Mukherjee raised this issue when he visited Islamabad recently and promised to bring it up again at the SAARC Council of Ministers in February. India had already complained to the Council of Ministers at Dhaka during the previous meeting which promised to review the item during their next meeting in February. Displaying frustration at the intransigence of Islamabad on tariff and transit issue, Mukherjee insisted that “Pakistan should respond” and “in action.”
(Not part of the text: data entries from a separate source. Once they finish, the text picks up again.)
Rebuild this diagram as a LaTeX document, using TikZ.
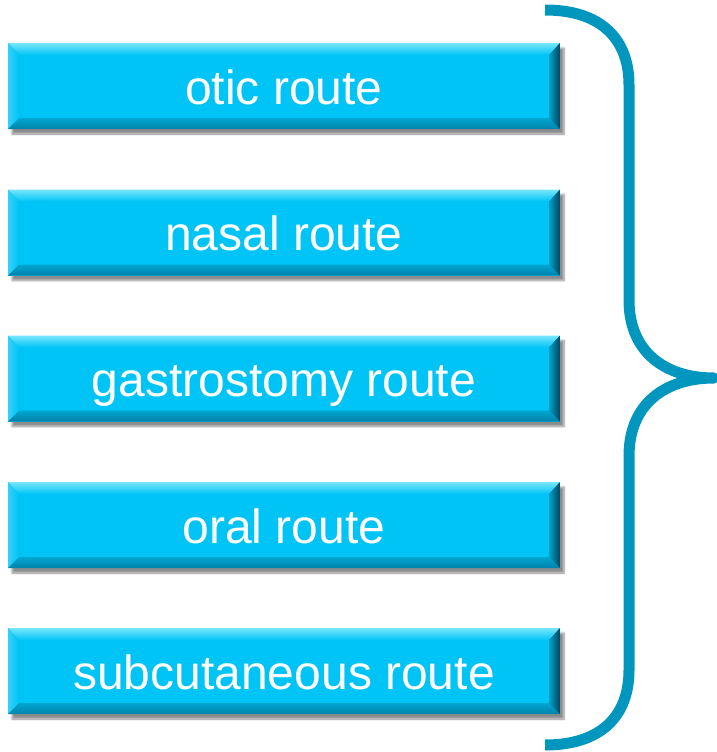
\documentclass[tikz,border=0pt]{standalone}
\usepackage{fontspec}
\setmainfont{Liberation Sans}
\usetikzlibrary{calc,shadows.blur}
\definecolor{boxfill}{RGB}{0,196,246}
\definecolor{boxlight}{RGB}{120,230,252}
\definecolor{boxdark}{RGB}{0,130,170}
\definecolor{boxdeep}{RGB}{0,70,95}
\definecolor{bracecol}{RGB}{0,150,190}
\tikzset{
  routebox/.style={
    minimum width=552pt, minimum height=86pt, inner sep=0pt,
    text height=36pt, text depth=0pt,
    fill=boxfill, text=white, font=\fontsize{48}{50}\selectfont,
    blur shadow={shadow xshift=4pt, shadow yshift=-5pt, shadow blur steps=6, shadow opacity=45},
    path picture={
      \coordinate (nw) at (path picture bounding box.north west);
      \coordinate (ne) at (path picture bounding box.north east);
      \coordinate (sw) at (path picture bounding box.south west);
      \coordinate (se) at (path picture bounding box.south east);
      \shade[top color=boxlight, bottom color=boxfill]
        (nw) -- (ne) -- ($(ne)+(-11pt,-12pt)$) -- ($(nw)+(11pt,-12pt)$) -- cycle;
      \shade[left color=boxfill!80!white, right color=boxfill]
        (nw) -- ($(nw)+(11pt,-12pt)$) -- ($(sw)+(11pt,11pt)$) -- (sw) -- cycle;
      \shade[top color=boxfill!85!black, bottom color=boxdark]
        (sw) -- ($(sw)+(11pt,11pt)$) -- ($(se)+(-11pt,11pt)$) -- (se) -- cycle;
      \shade[left color=boxfill!80!black, right color=boxdeep]
        (ne) -- (se) -- ($(se)+(-11pt,11pt)$) -- ($(ne)+(-11pt,-12pt)$) -- cycle;
    }
  },
  bracestyle/.style={draw=bracecol, line width=11pt, line join=round}
}
\begin{document}
\begin{tikzpicture}[x=1pt,y=-1pt]
\useasboundingbox (0,0) rectangle (717,752);
\node[routebox] (otic) at (284,86) {otic route};
\node[routebox] (nasal) at (284,232.5) {nasal route};
\node[routebox] (gastro) at (284,378.5) {gastrostomy route};
\node[routebox] (oral) at (284,525) {oral route};
\node[routebox] (subcut) at (284,671) {subcutaneous route};
\coordinate (btop) at (545,10);
\coordinate (btip) at (714,378);
\coordinate (bbot) at (545,745);
\path[bracestyle] (btop) .. controls (600,10) and (629,38) .. (629,85)
  -- (629,300) .. controls (629,352) and (665,378) .. (btip)
  .. controls (665,378) and (629,404) .. (629,456)
  -- (629,670) .. controls (629,717) and (600,745) .. (bbot);
\end{tikzpicture}
\end{document}
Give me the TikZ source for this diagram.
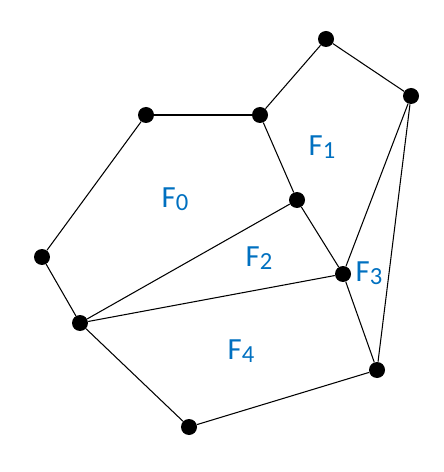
\documentclass[tikz,border=0pt]{standalone}
\usepackage{fontspec}
\usepackage{xcolor}
\setmainfont{Carlito}
\definecolor{faceblue}{RGB}{0,112,192}
\newcommand{\fc}[1]{F\raisebox{-0.2ex}{\scalebox{0.8}{#1}}}

\begin{document}
\begin{tikzpicture} [
       x=0.02cm, y=-0.02cm,
       vertex/.style={circle, fill=black, inner sep=0pt, minimum size=0.32cm},
       face/.style={text=faceblue, font=\fontsize{17.5}{20}\selectfont},
       line/.style = { draw, line width=0.6pt },
       ]
       \useasboundingbox (0,0) rectangle (443,472);
       \node (a) [vertex] at (326,39) {};
       \node (b) [vertex] at (411,96) {};
       \node (c) [vertex] at (146,115) {};
       \node (d) [vertex] at (260,115) {};
       \node (e) [vertex] at (297,200) {};
       \node (f) [vertex] at (42,257) {};
       \node (g) [vertex] at (343,274) {};
       \node (h) [vertex] at (80,323) {};
       \node (i) [vertex] at (377,370) {};
       \node (j) [vertex] at (189,427) {};
       \node (f0) [face] at (175,199) {\fc{0}};
       \node (f1) [face] at (322,147) {\fc{1}};
       \node (f2) [face] at (259,258) {\fc{2}};
       \node (f3) [face] at (369,273) {\fc{3}};
       \node (f4) [face] at (241,351) {\fc{4}};
        \begin{scope}[every path/.style=line]
        \path (a) -- (d);
        \path (a) -- (b);
        \path (c) -- (d);
        \path (c) -- (f);
        \path (d) -- (e);
        \path (e) -- (h);
        \path (e) -- (g);
        \path (f) -- (h);
        \path (h) -- (g);
        \path (h) -- (j);
        \path (j) -- (i);
        \path (g) -- (i);
        \path (g) -- (b);
        \path (b) -- (i);
\end{scope}
\end{tikzpicture}
\end{document}
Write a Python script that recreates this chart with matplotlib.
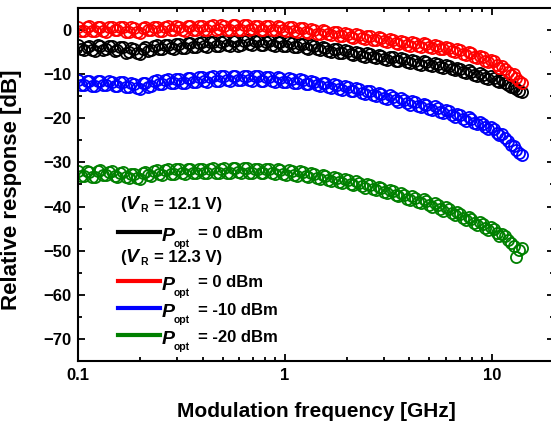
import matplotlib
matplotlib.use("Agg")
import matplotlib.pyplot as plt
from matplotlib.ticker import FixedLocator, MultipleLocator, LogLocator, NullFormatter

plt.rcParams['font.family'] = ['Liberation Sans', 'DejaVu Sans']

# Modulation frequency [GHz], two interleaved sweeps
freq_a = [0.1000, 0.1065, 0.1133, 0.1206, 0.1284, 0.1367, 0.1455, 0.1549, 0.1649, 0.1756,
          0.1869, 0.1990, 0.2118, 0.2255, 0.2400, 0.2555, 0.2720, 0.2896, 0.3083, 0.3282,
          0.3494, 0.3719, 0.3959, 0.4215, 0.4487, 0.4777, 0.5085, 0.5413, 0.5763, 0.6135,
          0.6531, 0.6952, 0.7401, 0.7879, 0.8388, 0.8929, 0.9505, 1.012, 1.077, 1.147,
          1.221, 1.300, 1.383, 1.473, 1.568, 1.669, 1.777, 1.891, 2.014, 2.144,
          2.282, 2.429, 2.586, 2.753, 2.931, 3.120, 3.321, 3.536, 3.764, 4.007,
          4.265, 4.541, 4.834, 5.146, 5.478, 5.832, 6.208, 6.609, 7.035, 7.489,
          7.973, 8.487, 9.035, 9.617, 10.24, 10.90, 11.60, 12.35, 13.15, 14.00]
freq_b = [0.1032, 0.1099, 0.1169, 0.1244, 0.1325, 0.1410, 0.1501, 0.1598, 0.1701, 0.1812,
          0.1929, 0.2053, 0.2185, 0.2327, 0.2476, 0.2636, 0.2806, 0.2988, 0.3181, 0.3386,
          0.3605, 0.3837, 0.4085, 0.4349, 0.4630, 0.4929, 0.5247, 0.5585, 0.5946, 0.6330,
          0.6739, 0.7173, 0.7636, 0.8130, 0.8655, 0.9213, 0.9807, 1.044, 1.111, 1.183,
          1.260, 1.341, 1.427, 1.520, 1.618, 1.722, 1.833, 1.951, 2.078, 2.212,
          2.355, 2.506, 2.668, 2.841, 3.024, 3.219, 3.427, 3.648, 3.884, 4.134,
          4.401, 4.685, 4.988, 5.310, 5.652, 6.017, 6.405, 6.819, 7.259, 7.727,
          8.226, 8.757, 9.322, 9.923, 10.57, 11.25, 11.97, 12.74, 13.57]

# Relative response [dB]
# V_R = 12.1 V, P_opt = 0 dBm
black_a = [-3.4, -4.5, -3.6, -4.7, -3.5, -4.4, -3.7, -4.6, -3.8, -4.9,
           -4.3, -5.4, -3.9, -4.6, -3.4, -4.3, -3.3, -4.2, -3.1, -4.0,
           -2.9, -3.9, -2.7, -3.8, -2.6, -3.6, -2.5, -3.5, -2.4, -3.4,
           -2.3, -3.3, -2.4, -3.4, -2.5, -3.5, -2.6, -3.7, -2.9, -3.9,
           -3.2, -4.2, -3.6, -4.6, -4.0, -5.0, -4.4, -5.3, -4.7, -5.6,
           -5.1, -6.0, -5.5, -6.4, -5.8, -6.7, -6.1, -7.0, -6.6, -7.5,
           -7.0, -7.9, -7.3, -8.2, -7.7, -8.6, -8.2, -9.1, -8.8, -9.7,
           -9.4, -10.3, -10.1, -11.0, -10.8, -11.7, -11.9, -12.9, -13.4, -14.1]
black_b = [-4.3, -3.8, -4.6, -3.4, -4.6, -3.6, -4.8, -3.9, -5.1, -4.0,
           -5.2, -4.2, -4.8, -3.6, -4.4, -3.4, -4.1, -3.2, -4.1, -3.0,
           -3.8, -2.9, -3.7, -2.7, -3.7, -2.6, -3.4, -2.5, -3.5, -2.4,
           -3.2, -2.5, -3.3, -2.6, -3.4, -2.7, -3.6, -2.8, -3.8, -3.1,
           -4.1, -3.4, -4.4, -3.8, -4.8, -4.2, -5.1, -4.5, -5.5, -4.9,
           -5.8, -5.3, -6.2, -5.6, -6.5, -6.0, -6.9, -6.3, -7.3, -6.8,
           -7.7, -7.1, -8.0, -7.5, -8.4, -8.0, -8.9, -8.5, -9.5, -9.1,
           -10.1, -9.8, -10.8, -10.5, -11.5, -11.3, -12.4, -12.8, -13.8]
# V_R = 12.3 V, P_opt = 0 dBm
red_a = [0.6, -0.3, 0.9, -0.2, 0.7, -0.4, 0.8, 0.0, 0.6, -0.5,
         0.5, -0.6, 0.7, -0.1, 0.8, -0.3, 0.9, 0.0, 0.8, -0.2,
         1.0, 0.1, 0.9, -0.1, 1.1, 0.2, 1.0, 0.0, 1.2, 0.1,
         1.1, 0.2, 1.0, -0.1, 0.9, 0.0, 0.8, -0.2, 0.6, -0.4,
         0.4, -0.6, 0.1, -0.9, -0.2, -1.1, -0.5, -1.4, -0.8, -1.7,
         -1.1, -2.0, -1.4, -2.3, -1.8, -2.7, -2.2, -3.1, -2.6, -3.5,
         -2.9, -3.8, -3.2, -4.1, -3.5, -4.4, -4.0, -5.0, -4.6, -5.6,
         -5.3, -6.4, -6.2, -7.3, -7.1, -8.5, -8.9, -10.2, -10.8, -12.0]
red_b = [-0.2, 0.8, -0.3, 0.6, -0.2, 0.7, -0.1, 0.7, -0.4, 0.6,
         -0.5, 0.5, 0.0, 0.7, -0.2, 0.8, 0.1, 0.9, -0.1, 0.9,
         0.0, 1.0, 0.0, 1.0, 0.1, 1.1, 0.1, 1.1, 0.0, 1.2,
         0.1, 1.0, 0.0, 1.0, -0.1, 0.9, -0.1, 0.7, -0.3, 0.5,
         -0.5, 0.2, -0.8, -0.1, -1.0, -0.4, -1.3, -0.7, -1.6, -1.0,
         -1.9, -1.3, -2.2, -1.6, -2.5, -2.0, -2.9, -2.4, -3.3, -2.8,
         -3.6, -3.0, -3.9, -3.4, -4.3, -3.8, -4.8, -4.3, -5.4, -5.0,
         -6.0, -5.8, -6.9, -6.7, -8.0, -8.2, -9.6, -10.0, -11.5]
# V_R = 12.3 V, P_opt = -10 dBm
blue_a = [-11.4, -12.5, -11.6, -12.7, -11.5, -12.4, -11.7, -12.6, -11.8, -12.9,
          -12.2, -13.3, -11.9, -12.6, -11.4, -12.3, -11.2, -12.1, -11.0, -11.9,
          -10.8, -11.8, -10.6, -11.7, -10.5, -11.6, -10.4, -11.5, -10.3, -11.4,
          -10.4, -11.5, -10.5, -11.6, -10.6, -11.7, -10.8, -11.8, -11.0, -12.0,
          -11.3, -12.3, -11.7, -12.7, -12.1, -13.1, -12.5, -13.5, -12.9, -13.9,
          -13.4, -14.4, -13.9, -14.9, -14.5, -15.6, -15.1, -16.2, -15.8, -16.9,
          -16.4, -17.5, -17.0, -18.1, -17.6, -18.8, -18.4, -19.6, -19.3, -20.5,
          -20.2, -21.4, -21.2, -22.5, -22.4, -23.8, -24.5, -26.0, -27.2, -28.4]
blue_b = [-12.4, -11.5, -12.6, -11.6, -12.5, -11.6, -12.7, -11.7, -12.8, -12.0,
          -13.1, -12.1, -12.8, -11.6, -12.2, -11.3, -12.0, -11.1, -11.9, -10.9,
          -11.7, -10.7, -11.6, -10.6, -11.5, -10.5, -11.4, -10.4, -11.3, -10.4,
          -11.4, -10.5, -11.5, -10.6, -11.6, -10.7, -11.7, -10.9, -11.9, -11.1,
          -12.2, -11.5, -12.5, -11.9, -12.9, -12.3, -13.3, -12.7, -13.7, -13.2,
          -14.2, -13.7, -14.7, -14.2, -15.3, -14.8, -15.9, -15.5, -16.6, -16.1,
          -17.2, -16.7, -17.9, -17.3, -18.5, -18.1, -19.3, -19.0, -20.1, -19.8,
          -21.0, -20.8, -22.0, -21.9, -23.3, -23.5, -25.2, -26.2, -27.8]
# V_R = 12.3 V, P_opt = -20 dBm
green_a = [-31.9, -33.1, -32.1, -33.3, -31.8, -32.9, -32.0, -33.2, -32.2, -33.5,
           -32.6, -33.8, -32.2, -33.0, -31.7, -32.8, -31.6, -32.7, -31.5, -32.6,
           -31.4, -32.5, -31.4, -32.5, -31.3, -32.4, -31.3, -32.4, -31.2, -32.3,
           -31.3, -32.4, -31.4, -32.5, -31.5, -32.6, -31.7, -32.8, -31.9, -33.0,
           -32.2, -33.3, -32.6, -33.7, -33.0, -34.1, -33.5, -34.6, -34.0, -35.1,
           -34.6, -35.7, -35.2, -36.3, -35.8, -37.0, -36.5, -37.7, -37.3, -38.5,
           -38.1, -39.3, -38.8, -40.1, -39.6, -40.9, -40.6, -41.9, -41.7, -43.0,
           -42.8, -44.1, -44.0, -45.3, -45.2, -46.6, -46.7, -48.3, -51.5, -49.5]
green_b = [-33.0, -32.0, -33.2, -32.0, -32.8, -32.1, -33.0, -32.3, -33.3, -32.7,
           -33.6, -32.5, -32.9, -31.9, -32.7, -31.7, -32.6, -31.6, -32.5, -31.5,
           -32.4, -31.5, -32.4, -31.4, -32.3, -31.4, -32.3, -31.3, -32.2, -31.3,
           -32.3, -31.4, -32.4, -31.5, -32.5, -31.6, -32.7, -31.8, -32.9, -32.0,
           -33.1, -32.4, -33.5, -32.8, -33.9, -33.3, -34.4, -33.8, -34.9, -34.3,
           -35.4, -34.9, -36.0, -35.5, -36.7, -36.2, -37.4, -36.9, -38.2, -37.7,
           -38.9, -38.4, -39.7, -39.2, -40.5, -40.2, -41.5, -41.2, -42.6, -42.4,
           -43.7, -43.5, -44.9, -44.7, -46.0, -46.2, -47.6, -48.9, -49.9]

BLACK, RED, BLUE, GREEN = 'black', '#ff0000', '#0000ff', '#008000'

fig = plt.figure(figsize=(5.51, 4.23), dpi=100)
# right spine of the original sits just past the image edge
ax = fig.add_axes([0.1416, 0.1466, 0.8639, 0.8345])

mk = dict(ls='none', marker='o', mfc='none', ms=8, mew=1.3)
for ya, yb, c in [(green_a, green_b, GREEN), (blue_a, blue_b, BLUE),
                  (black_a, black_b, BLACK), (red_a, red_b, RED)]:
    ax.plot(freq_a, ya, color=c, **mk)
    ax.plot(freq_b, yb, color=c, **mk)

ax.set_xscale('log')
ax.set_xlim(0.1, 20)
ax.set_ylim(-75, 5)
ax.xaxis.set_major_locator(FixedLocator([0.1, 1, 10]))
ax.set_xticklabels(['0.1', '1', '10'])
ax.xaxis.set_minor_locator(LogLocator(base=10, subs=range(2, 10)))
ax.xaxis.set_minor_formatter(NullFormatter())
ax.yaxis.set_major_locator(MultipleLocator(10))
ax.yaxis.set_minor_locator(MultipleLocator(5))

ax.tick_params(which='both', direction='in', top=True, right=True, width=1.3)
ax.tick_params(which='major', length=5, labelsize=12, pad=5)
ax.tick_params(which='minor', length=3)
for lab in ax.get_xticklabels() + ax.get_yticklabels():
    lab.set_fontweight('bold')
for sp in ax.spines.values():
    sp.set_linewidth(1.5)

ax.set_xlabel('Modulation frequency [GHz]', fontsize=15, fontweight='bold')
ax.xaxis.set_label_coords(0.5, -0.115)
ax.set_ylabel('Relative response [dB]', fontsize=16, fontweight='bold')
ax.yaxis.set_label_coords(-0.118, 0.484)


# legend block, placed in image pixels
def at(x, y):
    return x / 551, 1 - y / 423


tf = fig.transFigure
for base, volt in [(209, '12.1'), (262, '12.3')]:
    fig.text(*at(120, base), '(', transform=tf, fontsize=12, fontweight='bold', va='baseline')
    fig.text(*at(125, base), 'V', transform=tf, fontsize=14, fontweight='bold',
             style='italic', va='baseline')
    fig.text(*at(140, base + 3), 'R', transform=tf, fontsize=7.5, fontweight='bold', va='baseline')
    fig.text(*at(154, base), '= ' + volt + ' V)', transform=tf, fontsize=12,
             fontweight='bold', va='baseline')

for yl, c, txt in [(231.7, BLACK, '= 0 dBm'), (280.7, RED, '= 0 dBm'),
                   (308.3, BLUE, '= -10 dBm'), (335.0, GREEN, '= -20 dBm')]:
    fig.add_artist(plt.Line2D([118 / 551, 160 / 551], [1 - yl / 423, 1 - yl / 423],
                              color=c, lw=3, transform=tf))
    fig.text(*at(161.5, yl + 9), 'P', transform=tf, fontsize=14, fontweight='bold',
             style='italic', va='baseline')
    fig.text(*at(174, yl + 15), 'opt', transform=tf, fontsize=7.5, fontweight='bold',
             va='baseline')
    fig.text(*at(198, yl + 6.5), txt, transform=tf, fontsize=12, fontweight='bold',
             va='baseline')

fig.savefig('out.png', dpi=100)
India had been a major sponsor for Afghanistan’s inclusion into the SAARC system, left out only because of internal turmoil and the rule of the extremist Taliban. Mukherjee said that Kabul’s inclusion will “strengthen the SAARC process.” During his visit, India committed to the development of Afghanistan and promised an increased aid amount from USD 650 million to USD 750 million. India has also promised to establish a 250 kilowatt transmission line from Northern Afghanistan to Kabul and build a dam for the Salam power project. The Indian Border Road Organization (a unit of the Army) is already constructing a 218 kilometer road from Zaranj to Delaram (in Iran).